▶ DIRECTIONS: Quote each line of the material verbatim, without the pictures.
§
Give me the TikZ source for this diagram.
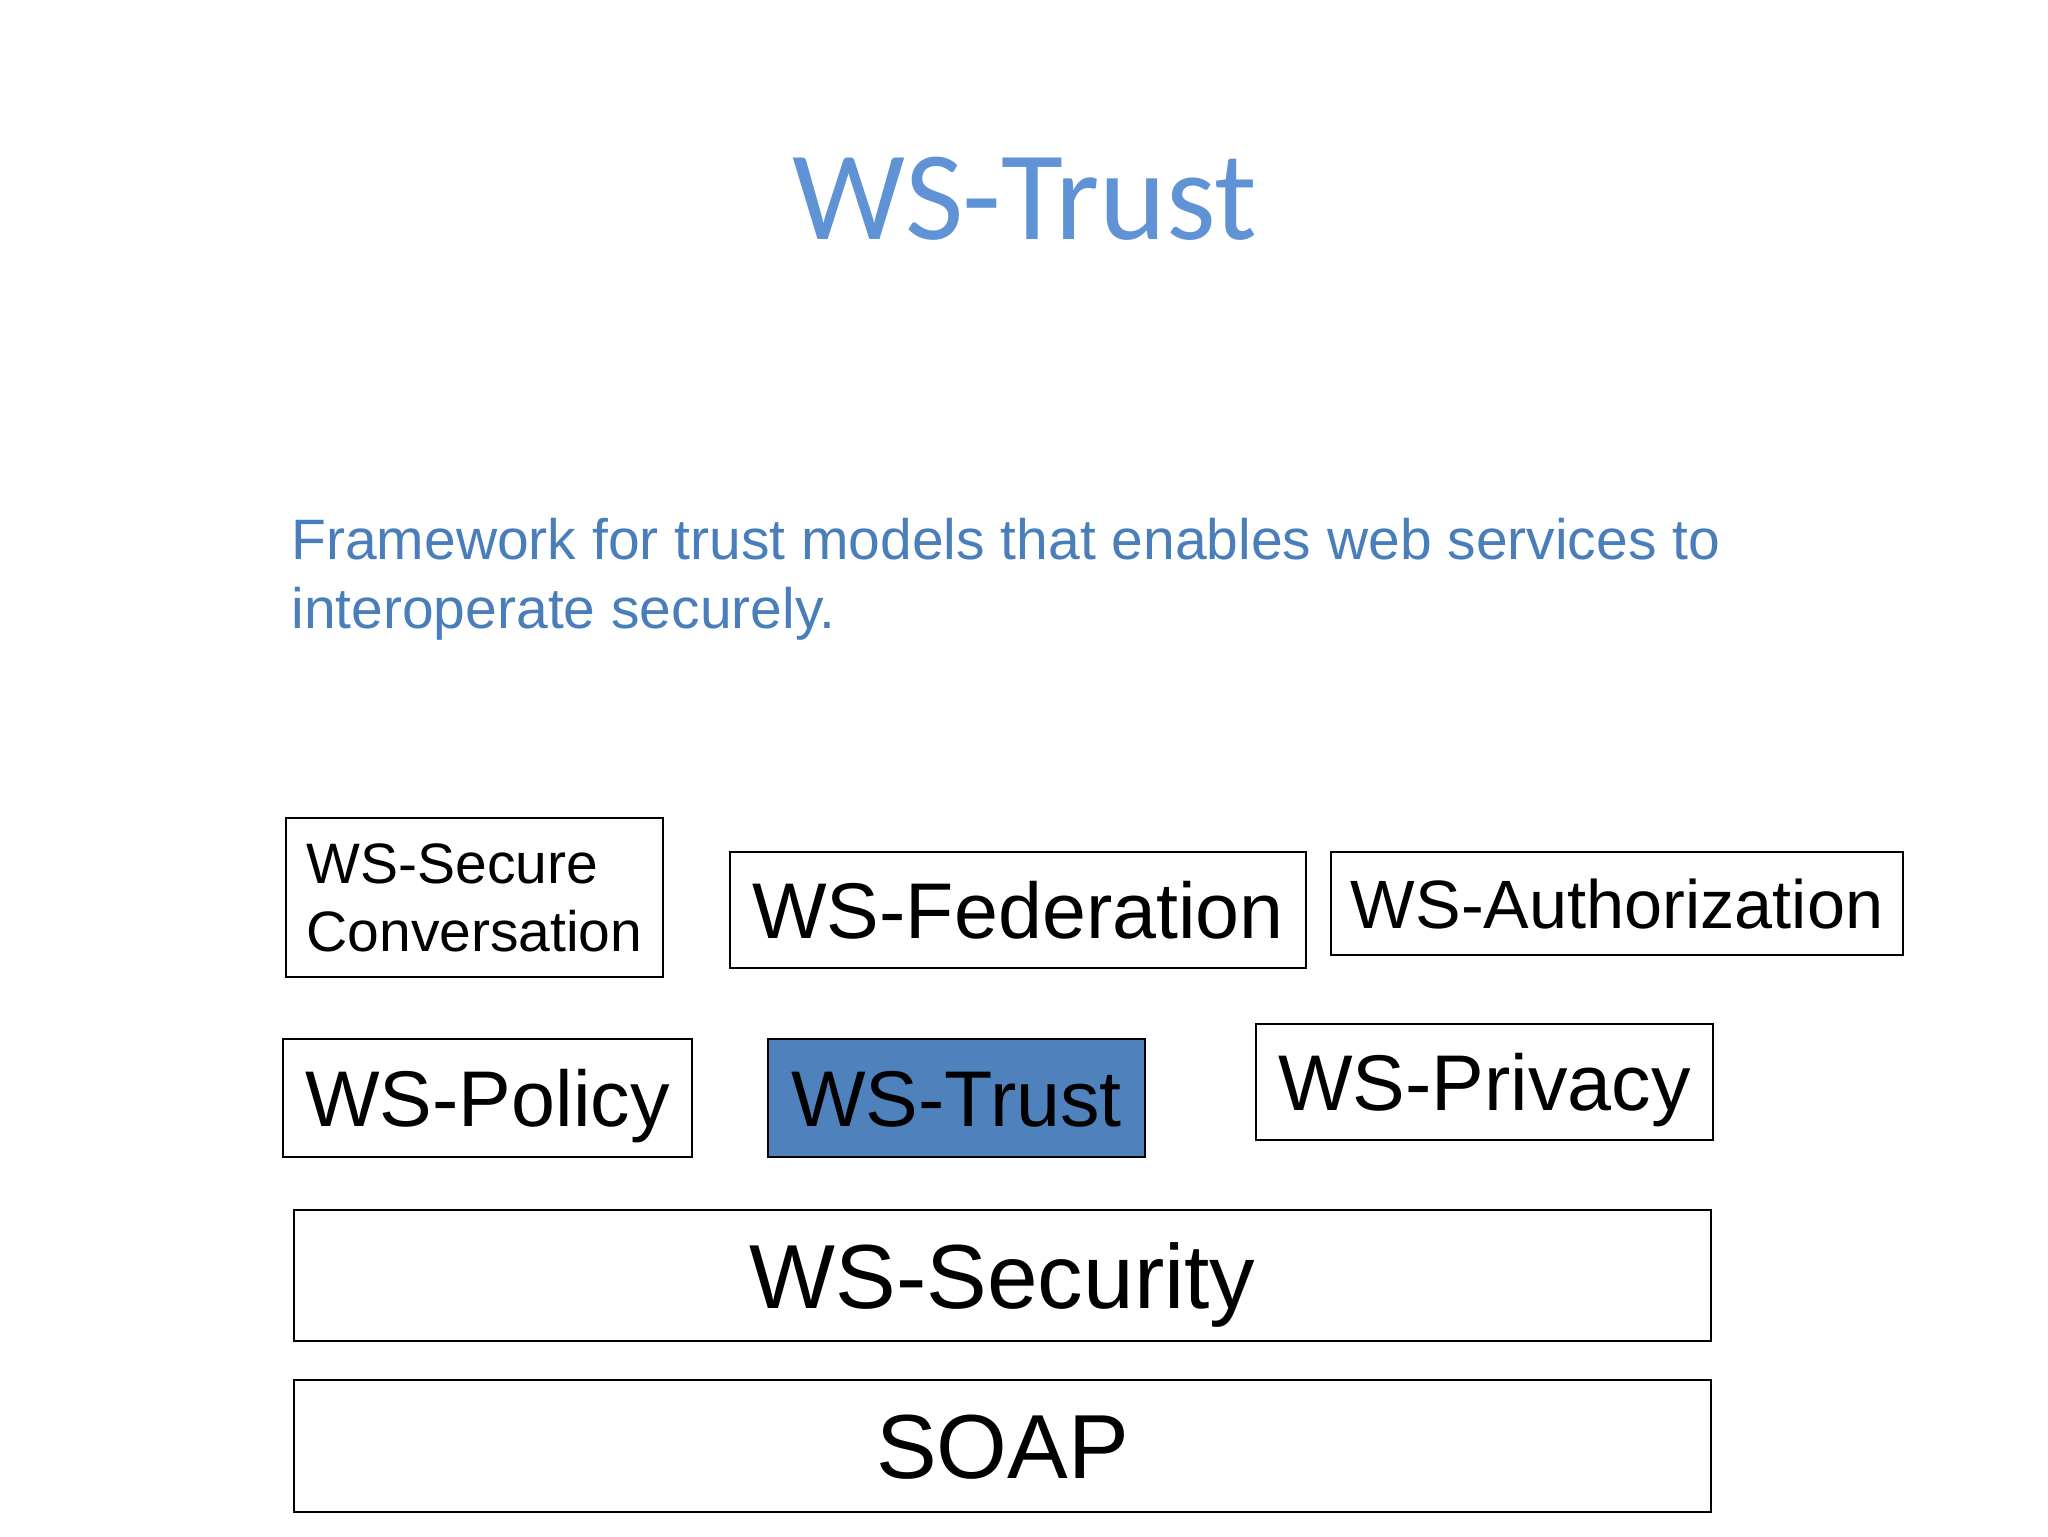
\documentclass[tikz,border=0pt]{standalone}
\usepackage{fontspec}
\setmainfont{Liberation Sans}
\newfontfamily\titlefont{Carlito}
\definecolor{titleblue}{RGB}{96,146,214}
\definecolor{textblue}{RGB}{74,126,187}
\definecolor{trustfill}{RGB}{79,129,189}

\begin{document}
\begin{tikzpicture}
	[x=0.5pt, y=-0.5pt,
	box/.style={draw, line width=1pt, inner sep=0pt, text depth=0pt},
	midbox/.style={box, text height=28.3pt, font=\fontsize{39.5}{47}\selectfont},
	bigbox/.style={box, text height=32.6pt, font=\fontsize{45.5}{54}\selectfont, minimum width=708.5pt, minimum height=65.5pt}]
	\useasboundingbox[fill=white] (0,0) rectangle (2048,1536);
	\node[anchor=base, text=titleblue, font=\titlefont\fontsize{63.5}{72}\selectfont] (title) at (1025,239) {WS-Trust};
	\node[anchor=base west, align=left, inner sep=0pt, text=textblue, font=\fontsize{28.5}{34.5}\selectfont] (desc) at (291,628)
		{Framework for trust models that enables web services to\\interoperate securely.};
	\node[draw, line width=1pt, inner sep=0pt, align=left, font=\fontsize{28.5}{34}\selectfont, minimum width=188.5pt, minimum height=79.5pt] (secconv) at (474.5,897.5) {WS-Secure\\Conversation};
	\node[midbox, minimum width=288pt, minimum height=58pt] (fed) at (1018,910) {WS-Federation};
	\node[box, text height=24.5pt, font=\fontsize{34.2}{41}\selectfont, minimum width=286pt, minimum height=51.5pt] (auth) at (1617,903.5) {WS-Authorization};
	\node[midbox, minimum width=204.5pt, minimum height=59pt] (policy) at (487.5,1098) {WS-Policy};
	\node[midbox, fill=trustfill, minimum width=188.5pt, minimum height=59pt] (trust) at (956.5,1098) {WS-Trust};
	\node[midbox, minimum width=228.5pt, minimum height=58pt] (privacy) at (1484.5,1082) {WS-Privacy};
	\node[bigbox] (security) at (1002.5,1275.5) {WS-Security};
	\node[bigbox, minimum height=66pt] (soap) at (1002.5,1446) {SOAP};
\end{tikzpicture}
\end{document}
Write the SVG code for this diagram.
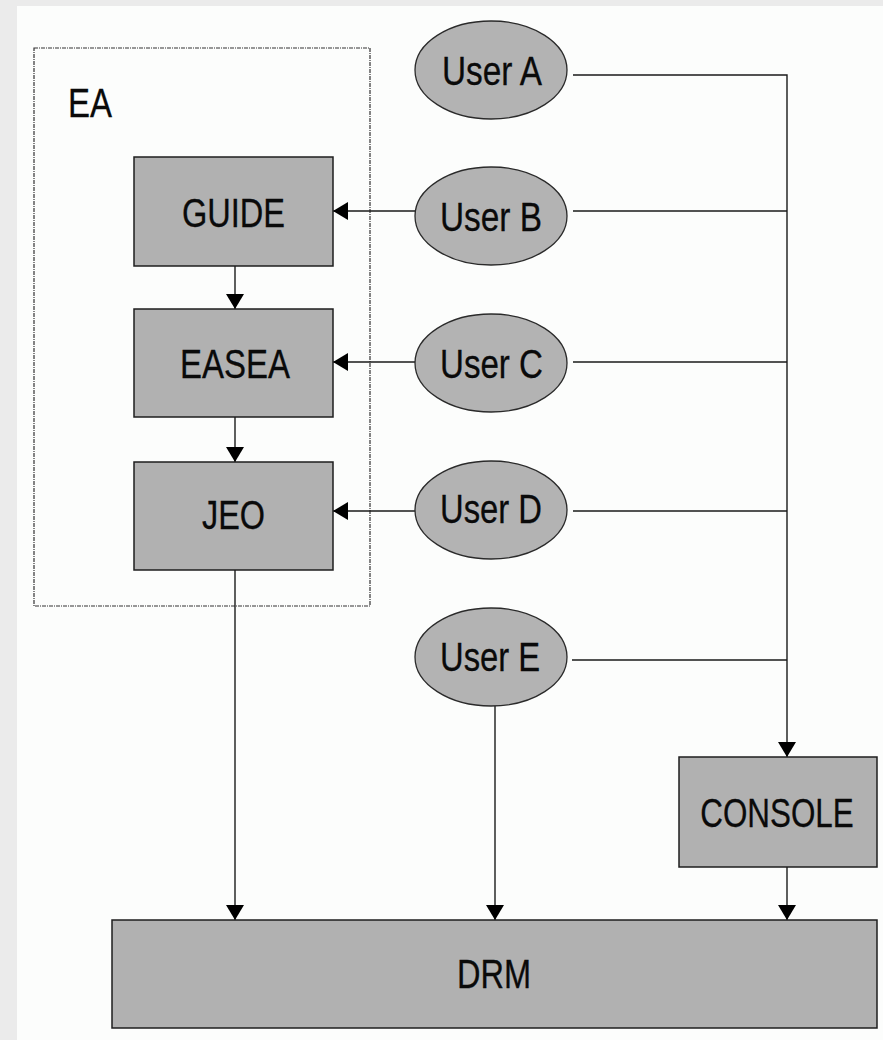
<svg xmlns="http://www.w3.org/2000/svg" width="883" height="1040" viewBox="0 0 883 1040">
<style>
.box{fill:#b1b1b1;stroke:#1e1e1e;stroke-width:1.5}
.ell{fill:#b3b3b3;stroke:#2a2a2a;stroke-width:1.3}
.lbl{font-family:"Liberation Sans",Arial,sans-serif;font-size:40px;fill:#0a0a0a;stroke:#0a0a0a;stroke-width:0.3;text-anchor:middle}
.ln{fill:none;stroke:#1a1a1a;stroke-width:1.4}
.grp{fill:none;stroke:#333;stroke-width:1.2;stroke-dasharray:4,1,1,1}
</style>
<defs>
<marker id="arr" viewBox="0 -9 15 18" refX="15" refY="0" markerWidth="15" markerHeight="18" markerUnits="userSpaceOnUse" orient="auto">
<path d="M0,-9 L15,0 L0,9 z" fill="#000"/>
</marker>
</defs>
<rect x="0" y="0" width="883" height="1040" fill="#ebebeb"/>
<rect x="17" y="6" width="866" height="1034" fill="#fcfdfc"/>

<g id="EA">
<rect class="grp" x="34" y="48" width="336" height="558"/>
<text class="lbl" x="90" y="117" textLength="44" lengthAdjust="spacingAndGlyphs">EA</text>
</g>

<g id="connectors">
<path class="ln" d="M573,75 H787 V757" marker-end="url(#arr)"/>
<path class="ln" d="M573,211 H787"/>
<path class="ln" d="M573,362 H787"/>
<path class="ln" d="M573,511 H787"/>
<path class="ln" d="M572,660 H787"/>
<path class="ln" d="M415,211 H333" marker-end="url(#arr)"/>
<path class="ln" d="M415,362 H333" marker-end="url(#arr)"/>
<path class="ln" d="M415,511 H333" marker-end="url(#arr)"/>
<path class="ln" d="M235,266 V309" marker-end="url(#arr)"/>
<path class="ln" d="M235,417 V462" marker-end="url(#arr)"/>
<path class="ln" d="M235,570 V920" marker-end="url(#arr)"/>
<path class="ln" d="M495,706 V920" marker-end="url(#arr)"/>
<path class="ln" d="M787,867 V920" marker-end="url(#arr)"/>
</g>

<g id="GUIDE">
<rect class="box" x="134" y="157" width="199" height="109"/>
<text class="lbl" x="233.5" y="227" textLength="103" lengthAdjust="spacingAndGlyphs">GUIDE</text>
</g>
<g id="EASEA">
<rect class="box" x="134" y="309" width="199" height="108"/>
<text class="lbl" x="235" y="378" textLength="110" lengthAdjust="spacingAndGlyphs">EASEA</text>
</g>
<g id="JEO">
<rect class="box" x="134" y="462" width="199" height="108"/>
<text class="lbl" x="233.5" y="529" textLength="63" lengthAdjust="spacingAndGlyphs">JEO</text>
</g>

<g id="UserA">
<ellipse class="ell" cx="491" cy="70" rx="76" ry="49"/>
<text class="lbl" x="492" y="85" textLength="100" lengthAdjust="spacingAndGlyphs">User A</text>
</g>
<g id="UserB">
<ellipse class="ell" cx="491" cy="216" rx="76" ry="49"/>
<text class="lbl" x="491" y="231" textLength="102" lengthAdjust="spacingAndGlyphs">User B</text>
</g>
<g id="UserC">
<ellipse class="ell" cx="491" cy="363" rx="76" ry="49"/>
<text class="lbl" x="491.5" y="378" textLength="103" lengthAdjust="spacingAndGlyphs">User C</text>
</g>
<g id="UserD">
<ellipse class="ell" cx="491" cy="510" rx="76" ry="49"/>
<text class="lbl" x="491" y="523" textLength="102" lengthAdjust="spacingAndGlyphs">User D</text>
</g>
<g id="UserE">
<ellipse class="ell" cx="491" cy="657" rx="76" ry="49"/>
<text class="lbl" x="490" y="671" textLength="100" lengthAdjust="spacingAndGlyphs">User E</text>
</g>

<g id="CONSOLE">
<rect class="box" x="679" y="757" width="198" height="110"/>
<text class="lbl" transform="translate(777,827) scale(0.785,1)" x="0" y="0">CONSOLE</text>
</g>
<g id="DRM">
<rect class="box" x="112" y="920" width="765" height="108"/>
<text class="lbl" x="494" y="988" textLength="74" lengthAdjust="spacingAndGlyphs">DRM</text>
</g>
</svg>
§
▶ RESULT FOR THIS TASK:
Give me the TikZ source for this diagram.
\documentclass[tikz,border=0pt]{standalone}
\usepackage{fontspec}
\setmainfont{Liberation Sans}
\newfontfamily\titlefont{Carlito}
\definecolor{titleblue}{RGB}{96,146,214}
\definecolor{textblue}{RGB}{74,126,187}
\definecolor{trustfill}{RGB}{79,129,189}

\begin{document}
\begin{tikzpicture}
	[x=0.5pt, y=-0.5pt,
	box/.style={draw, line width=1pt, inner sep=0pt, text depth=0pt},
	midbox/.style={box, text height=28.3pt, font=\fontsize{39.5}{47}\selectfont},
	bigbox/.style={box, text height=32.6pt, font=\fontsize{45.5}{54}\selectfont, minimum width=708.5pt, minimum height=65.5pt}]
	\useasboundingbox[fill=white] (0,0) rectangle (2048,1536);
	\node[anchor=base, text=titleblue, font=\titlefont\fontsize{63.5}{72}\selectfont] (title) at (1025,239) {WS-Trust};
	\node[anchor=base west, align=left, inner sep=0pt, text=textblue, font=\fontsize{28.5}{34.5}\selectfont] (desc) at (291,628)
		{Framework for trust models that enables web services to\\interoperate securely.};
	\node[draw, line width=1pt, inner sep=0pt, align=left, font=\fontsize{28.5}{34}\selectfont, minimum width=188.5pt, minimum height=79.5pt] (secconv) at (474.5,897.5) {WS-Secure\\Conversation};
	\node[midbox, minimum width=288pt, minimum height=58pt] (fed) at (1018,910) {WS-Federation};
	\node[box, text height=24.5pt, font=\fontsize{34.2}{41}\selectfont, minimum width=286pt, minimum height=51.5pt] (auth) at (1617,903.5) {WS-Authorization};
	\node[midbox, minimum width=204.5pt, minimum height=59pt] (policy) at (487.5,1098) {WS-Policy};
	\node[midbox, fill=trustfill, minimum width=188.5pt, minimum height=59pt] (trust) at (956.5,1098) {WS-Trust};
	\node[midbox, minimum width=228.5pt, minimum height=58pt] (privacy) at (1484.5,1082) {WS-Privacy};
	\node[bigbox] (security) at (1002.5,1275.5) {WS-Security};
	\node[bigbox, minimum height=66pt] (soap) at (1002.5,1446) {SOAP};
\end{tikzpicture}
\end{document}
Write the SVG code for this diagram.
<svg xmlns="http://www.w3.org/2000/svg" width="883" height="1040" viewBox="0 0 883 1040">
<style>
.box{fill:#b1b1b1;stroke:#1e1e1e;stroke-width:1.5}
.ell{fill:#b3b3b3;stroke:#2a2a2a;stroke-width:1.3}
.lbl{font-family:"Liberation Sans",Arial,sans-serif;font-size:40px;fill:#0a0a0a;stroke:#0a0a0a;stroke-width:0.3;text-anchor:middle}
.ln{fill:none;stroke:#1a1a1a;stroke-width:1.4}
.grp{fill:none;stroke:#333;stroke-width:1.2;stroke-dasharray:4,1,1,1}
</style>
<defs>
<marker id="arr" viewBox="0 -9 15 18" refX="15" refY="0" markerWidth="15" markerHeight="18" markerUnits="userSpaceOnUse" orient="auto">
<path d="M0,-9 L15,0 L0,9 z" fill="#000"/>
</marker>
</defs>
<rect x="0" y="0" width="883" height="1040" fill="#ebebeb"/>
<rect x="17" y="6" width="866" height="1034" fill="#fcfdfc"/>

<g id="EA">
<rect class="grp" x="34" y="48" width="336" height="558"/>
<text class="lbl" x="90" y="117" textLength="44" lengthAdjust="spacingAndGlyphs">EA</text>
</g>

<g id="connectors">
<path class="ln" d="M573,75 H787 V757" marker-end="url(#arr)"/>
<path class="ln" d="M573,211 H787"/>
<path class="ln" d="M573,362 H787"/>
<path class="ln" d="M573,511 H787"/>
<path class="ln" d="M572,660 H787"/>
<path class="ln" d="M415,211 H333" marker-end="url(#arr)"/>
<path class="ln" d="M415,362 H333" marker-end="url(#arr)"/>
<path class="ln" d="M415,511 H333" marker-end="url(#arr)"/>
<path class="ln" d="M235,266 V309" marker-end="url(#arr)"/>
<path class="ln" d="M235,417 V462" marker-end="url(#arr)"/>
<path class="ln" d="M235,570 V920" marker-end="url(#arr)"/>
<path class="ln" d="M495,706 V920" marker-end="url(#arr)"/>
<path class="ln" d="M787,867 V920" marker-end="url(#arr)"/>
</g>

<g id="GUIDE">
<rect class="box" x="134" y="157" width="199" height="109"/>
<text class="lbl" x="233.5" y="227" textLength="103" lengthAdjust="spacingAndGlyphs">GUIDE</text>
</g>
<g id="EASEA">
<rect class="box" x="134" y="309" width="199" height="108"/>
<text class="lbl" x="235" y="378" textLength="110" lengthAdjust="spacingAndGlyphs">EASEA</text>
</g>
<g id="JEO">
<rect class="box" x="134" y="462" width="199" height="108"/>
<text class="lbl" x="233.5" y="529" textLength="63" lengthAdjust="spacingAndGlyphs">JEO</text>
</g>

<g id="UserA">
<ellipse class="ell" cx="491" cy="70" rx="76" ry="49"/>
<text class="lbl" x="492" y="85" textLength="100" lengthAdjust="spacingAndGlyphs">User A</text>
</g>
<g id="UserB">
<ellipse class="ell" cx="491" cy="216" rx="76" ry="49"/>
<text class="lbl" x="491" y="231" textLength="102" lengthAdjust="spacingAndGlyphs">User B</text>
</g>
<g id="UserC">
<ellipse class="ell" cx="491" cy="363" rx="76" ry="49"/>
<text class="lbl" x="491.5" y="378" textLength="103" lengthAdjust="spacingAndGlyphs">User C</text>
</g>
<g id="UserD">
<ellipse class="ell" cx="491" cy="510" rx="76" ry="49"/>
<text class="lbl" x="491" y="523" textLength="102" lengthAdjust="spacingAndGlyphs">User D</text>
</g>
<g id="UserE">
<ellipse class="ell" cx="491" cy="657" rx="76" ry="49"/>
<text class="lbl" x="490" y="671" textLength="100" lengthAdjust="spacingAndGlyphs">User E</text>
</g>

<g id="CONSOLE">
<rect class="box" x="679" y="757" width="198" height="110"/>
<text class="lbl" transform="translate(777,827) scale(0.785,1)" x="0" y="0">CONSOLE</text>
</g>
<g id="DRM">
<rect class="box" x="112" y="920" width="765" height="108"/>
<text class="lbl" x="494" y="988" textLength="74" lengthAdjust="spacingAndGlyphs">DRM</text>
</g>
</svg>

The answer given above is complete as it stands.